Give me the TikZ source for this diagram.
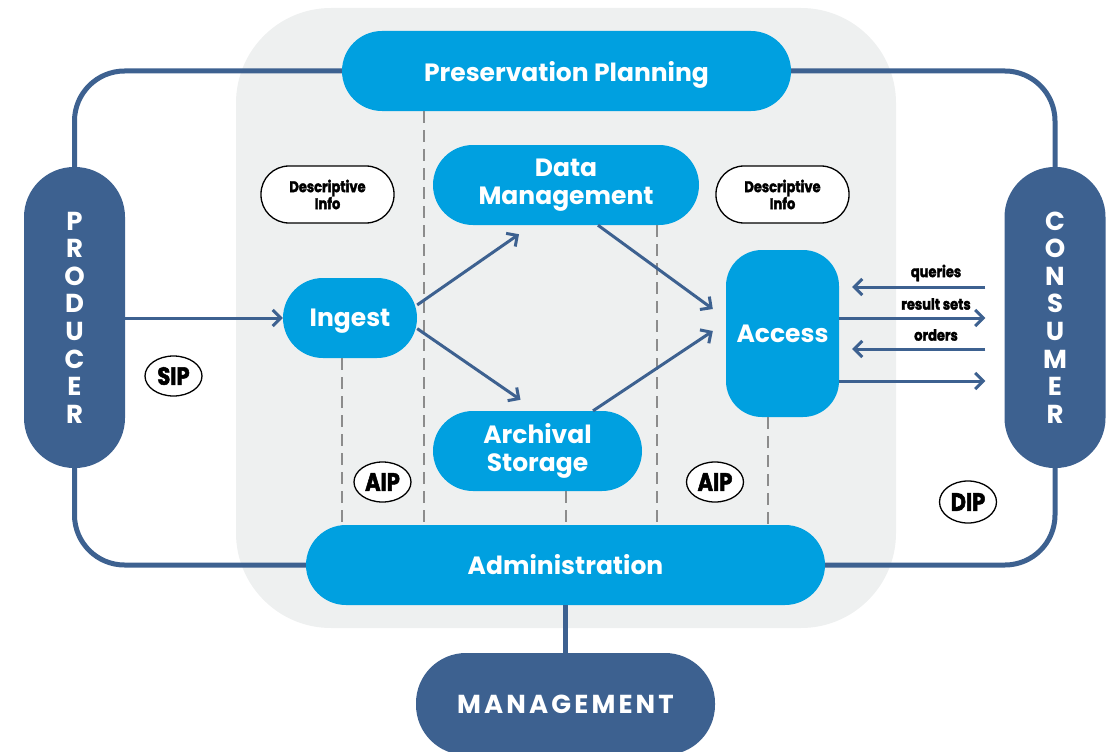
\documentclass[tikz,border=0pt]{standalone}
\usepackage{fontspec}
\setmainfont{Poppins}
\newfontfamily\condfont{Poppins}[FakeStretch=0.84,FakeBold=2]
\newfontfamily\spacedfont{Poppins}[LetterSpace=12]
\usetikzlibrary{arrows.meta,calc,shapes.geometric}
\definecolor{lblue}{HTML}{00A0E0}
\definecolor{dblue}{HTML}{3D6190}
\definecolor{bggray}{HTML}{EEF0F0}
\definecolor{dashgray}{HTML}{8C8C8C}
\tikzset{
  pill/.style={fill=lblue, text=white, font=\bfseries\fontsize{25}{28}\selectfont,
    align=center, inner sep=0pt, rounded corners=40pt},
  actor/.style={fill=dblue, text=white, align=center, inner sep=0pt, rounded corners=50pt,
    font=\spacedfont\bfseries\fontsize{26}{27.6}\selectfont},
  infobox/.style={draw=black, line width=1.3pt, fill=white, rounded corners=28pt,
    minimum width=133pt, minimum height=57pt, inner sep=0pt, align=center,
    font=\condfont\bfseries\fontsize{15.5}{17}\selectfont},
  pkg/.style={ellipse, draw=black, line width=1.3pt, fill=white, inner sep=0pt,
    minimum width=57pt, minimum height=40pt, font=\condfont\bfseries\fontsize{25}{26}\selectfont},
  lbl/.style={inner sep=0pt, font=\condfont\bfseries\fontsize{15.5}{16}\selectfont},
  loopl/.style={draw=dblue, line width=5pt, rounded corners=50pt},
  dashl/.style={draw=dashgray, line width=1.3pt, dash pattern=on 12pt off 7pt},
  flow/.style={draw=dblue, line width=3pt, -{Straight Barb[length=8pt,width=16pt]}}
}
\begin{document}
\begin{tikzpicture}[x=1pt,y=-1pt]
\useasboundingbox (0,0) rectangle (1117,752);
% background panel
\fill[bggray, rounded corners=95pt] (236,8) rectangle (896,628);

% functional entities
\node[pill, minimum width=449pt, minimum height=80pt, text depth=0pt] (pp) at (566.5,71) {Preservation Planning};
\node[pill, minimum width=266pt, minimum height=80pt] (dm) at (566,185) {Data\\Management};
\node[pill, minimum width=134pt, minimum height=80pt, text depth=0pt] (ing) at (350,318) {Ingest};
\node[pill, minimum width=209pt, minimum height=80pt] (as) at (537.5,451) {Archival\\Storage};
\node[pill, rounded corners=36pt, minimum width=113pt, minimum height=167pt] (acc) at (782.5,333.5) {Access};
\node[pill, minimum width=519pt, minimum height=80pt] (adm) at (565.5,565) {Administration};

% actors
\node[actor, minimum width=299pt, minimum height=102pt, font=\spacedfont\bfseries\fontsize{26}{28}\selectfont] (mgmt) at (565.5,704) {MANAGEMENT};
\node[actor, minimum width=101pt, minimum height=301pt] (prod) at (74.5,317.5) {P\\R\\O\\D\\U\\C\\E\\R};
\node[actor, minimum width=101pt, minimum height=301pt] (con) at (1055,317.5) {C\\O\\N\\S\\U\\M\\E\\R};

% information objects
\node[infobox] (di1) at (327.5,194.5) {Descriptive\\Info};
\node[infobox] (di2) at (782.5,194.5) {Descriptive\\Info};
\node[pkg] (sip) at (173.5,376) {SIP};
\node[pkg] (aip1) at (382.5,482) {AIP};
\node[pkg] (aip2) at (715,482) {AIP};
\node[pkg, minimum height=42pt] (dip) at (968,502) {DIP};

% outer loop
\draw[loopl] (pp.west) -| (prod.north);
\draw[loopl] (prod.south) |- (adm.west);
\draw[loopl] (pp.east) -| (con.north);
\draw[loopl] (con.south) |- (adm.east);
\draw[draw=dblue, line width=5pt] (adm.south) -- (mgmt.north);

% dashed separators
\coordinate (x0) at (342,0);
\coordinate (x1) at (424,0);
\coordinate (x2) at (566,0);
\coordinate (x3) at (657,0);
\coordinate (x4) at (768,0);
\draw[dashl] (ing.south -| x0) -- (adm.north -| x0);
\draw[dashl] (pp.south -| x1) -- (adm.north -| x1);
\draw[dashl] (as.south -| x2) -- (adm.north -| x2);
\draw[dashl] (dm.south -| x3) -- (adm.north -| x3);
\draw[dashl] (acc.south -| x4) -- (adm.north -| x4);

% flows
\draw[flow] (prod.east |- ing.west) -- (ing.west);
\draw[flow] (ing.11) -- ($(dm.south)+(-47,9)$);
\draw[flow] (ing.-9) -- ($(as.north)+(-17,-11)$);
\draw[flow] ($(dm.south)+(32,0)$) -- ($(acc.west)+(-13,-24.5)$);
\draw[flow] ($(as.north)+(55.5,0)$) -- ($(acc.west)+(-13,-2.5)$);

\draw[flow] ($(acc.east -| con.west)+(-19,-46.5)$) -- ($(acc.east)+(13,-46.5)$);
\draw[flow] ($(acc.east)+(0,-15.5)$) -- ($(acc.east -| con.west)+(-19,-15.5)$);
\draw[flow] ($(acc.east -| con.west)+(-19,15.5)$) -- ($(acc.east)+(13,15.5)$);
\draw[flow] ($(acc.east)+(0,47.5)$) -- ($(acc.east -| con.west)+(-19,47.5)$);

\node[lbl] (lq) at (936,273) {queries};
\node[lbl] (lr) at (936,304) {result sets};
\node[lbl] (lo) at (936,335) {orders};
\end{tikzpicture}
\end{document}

•••

-- WHAT YOU ARE ASKED TO DO --
Write the listing above out again exactly, dropping each image.

-- WORKED SOLUTION --
Give me the TikZ source for this diagram.
\documentclass[tikz,border=0pt]{standalone}
\usepackage{fontspec}
\setmainfont{Poppins}
\newfontfamily\condfont{Poppins}[FakeStretch=0.84,FakeBold=2]
\newfontfamily\spacedfont{Poppins}[LetterSpace=12]
\usetikzlibrary{arrows.meta,calc,shapes.geometric}
\definecolor{lblue}{HTML}{00A0E0}
\definecolor{dblue}{HTML}{3D6190}
\definecolor{bggray}{HTML}{EEF0F0}
\definecolor{dashgray}{HTML}{8C8C8C}
\tikzset{
  pill/.style={fill=lblue, text=white, font=\bfseries\fontsize{25}{28}\selectfont,
    align=center, inner sep=0pt, rounded corners=40pt},
  actor/.style={fill=dblue, text=white, align=center, inner sep=0pt, rounded corners=50pt,
    font=\spacedfont\bfseries\fontsize{26}{27.6}\selectfont},
  infobox/.style={draw=black, line width=1.3pt, fill=white, rounded corners=28pt,
    minimum width=133pt, minimum height=57pt, inner sep=0pt, align=center,
    font=\condfont\bfseries\fontsize{15.5}{17}\selectfont},
  pkg/.style={ellipse, draw=black, line width=1.3pt, fill=white, inner sep=0pt,
    minimum width=57pt, minimum height=40pt, font=\condfont\bfseries\fontsize{25}{26}\selectfont},
  lbl/.style={inner sep=0pt, font=\condfont\bfseries\fontsize{15.5}{16}\selectfont},
  loopl/.style={draw=dblue, line width=5pt, rounded corners=50pt},
  dashl/.style={draw=dashgray, line width=1.3pt, dash pattern=on 12pt off 7pt},
  flow/.style={draw=dblue, line width=3pt, -{Straight Barb[length=8pt,width=16pt]}}
}
\begin{document}
\begin{tikzpicture}[x=1pt,y=-1pt]
\useasboundingbox (0,0) rectangle (1117,752);
% background panel
\fill[bggray, rounded corners=95pt] (236,8) rectangle (896,628);

% functional entities
\node[pill, minimum width=449pt, minimum height=80pt, text depth=0pt] (pp) at (566.5,71) {Preservation Planning};
\node[pill, minimum width=266pt, minimum height=80pt] (dm) at (566,185) {Data\\Management};
\node[pill, minimum width=134pt, minimum height=80pt, text depth=0pt] (ing) at (350,318) {Ingest};
\node[pill, minimum width=209pt, minimum height=80pt] (as) at (537.5,451) {Archival\\Storage};
\node[pill, rounded corners=36pt, minimum width=113pt, minimum height=167pt] (acc) at (782.5,333.5) {Access};
\node[pill, minimum width=519pt, minimum height=80pt] (adm) at (565.5,565) {Administration};

% actors
\node[actor, minimum width=299pt, minimum height=102pt, font=\spacedfont\bfseries\fontsize{26}{28}\selectfont] (mgmt) at (565.5,704) {MANAGEMENT};
\node[actor, minimum width=101pt, minimum height=301pt] (prod) at (74.5,317.5) {P\\R\\O\\D\\U\\C\\E\\R};
\node[actor, minimum width=101pt, minimum height=301pt] (con) at (1055,317.5) {C\\O\\N\\S\\U\\M\\E\\R};

% information objects
\node[infobox] (di1) at (327.5,194.5) {Descriptive\\Info};
\node[infobox] (di2) at (782.5,194.5) {Descriptive\\Info};
\node[pkg] (sip) at (173.5,376) {SIP};
\node[pkg] (aip1) at (382.5,482) {AIP};
\node[pkg] (aip2) at (715,482) {AIP};
\node[pkg, minimum height=42pt] (dip) at (968,502) {DIP};

% outer loop
\draw[loopl] (pp.west) -| (prod.north);
\draw[loopl] (prod.south) |- (adm.west);
\draw[loopl] (pp.east) -| (con.north);
\draw[loopl] (con.south) |- (adm.east);
\draw[draw=dblue, line width=5pt] (adm.south) -- (mgmt.north);

% dashed separators
\coordinate (x0) at (342,0);
\coordinate (x1) at (424,0);
\coordinate (x2) at (566,0);
\coordinate (x3) at (657,0);
\coordinate (x4) at (768,0);
\draw[dashl] (ing.south -| x0) -- (adm.north -| x0);
\draw[dashl] (pp.south -| x1) -- (adm.north -| x1);
\draw[dashl] (as.south -| x2) -- (adm.north -| x2);
\draw[dashl] (dm.south -| x3) -- (adm.north -| x3);
\draw[dashl] (acc.south -| x4) -- (adm.north -| x4);

% flows
\draw[flow] (prod.east |- ing.west) -- (ing.west);
\draw[flow] (ing.11) -- ($(dm.south)+(-47,9)$);
\draw[flow] (ing.-9) -- ($(as.north)+(-17,-11)$);
\draw[flow] ($(dm.south)+(32,0)$) -- ($(acc.west)+(-13,-24.5)$);
\draw[flow] ($(as.north)+(55.5,0)$) -- ($(acc.west)+(-13,-2.5)$);

\draw[flow] ($(acc.east -| con.west)+(-19,-46.5)$) -- ($(acc.east)+(13,-46.5)$);
\draw[flow] ($(acc.east)+(0,-15.5)$) -- ($(acc.east -| con.west)+(-19,-15.5)$);
\draw[flow] ($(acc.east -| con.west)+(-19,15.5)$) -- ($(acc.east)+(13,15.5)$);
\draw[flow] ($(acc.east)+(0,47.5)$) -- ($(acc.east -| con.west)+(-19,47.5)$);

\node[lbl] (lq) at (936,273) {queries};
\node[lbl] (lr) at (936,304) {result sets};
\node[lbl] (lo) at (936,335) {orders};
\end{tikzpicture}
\end{document}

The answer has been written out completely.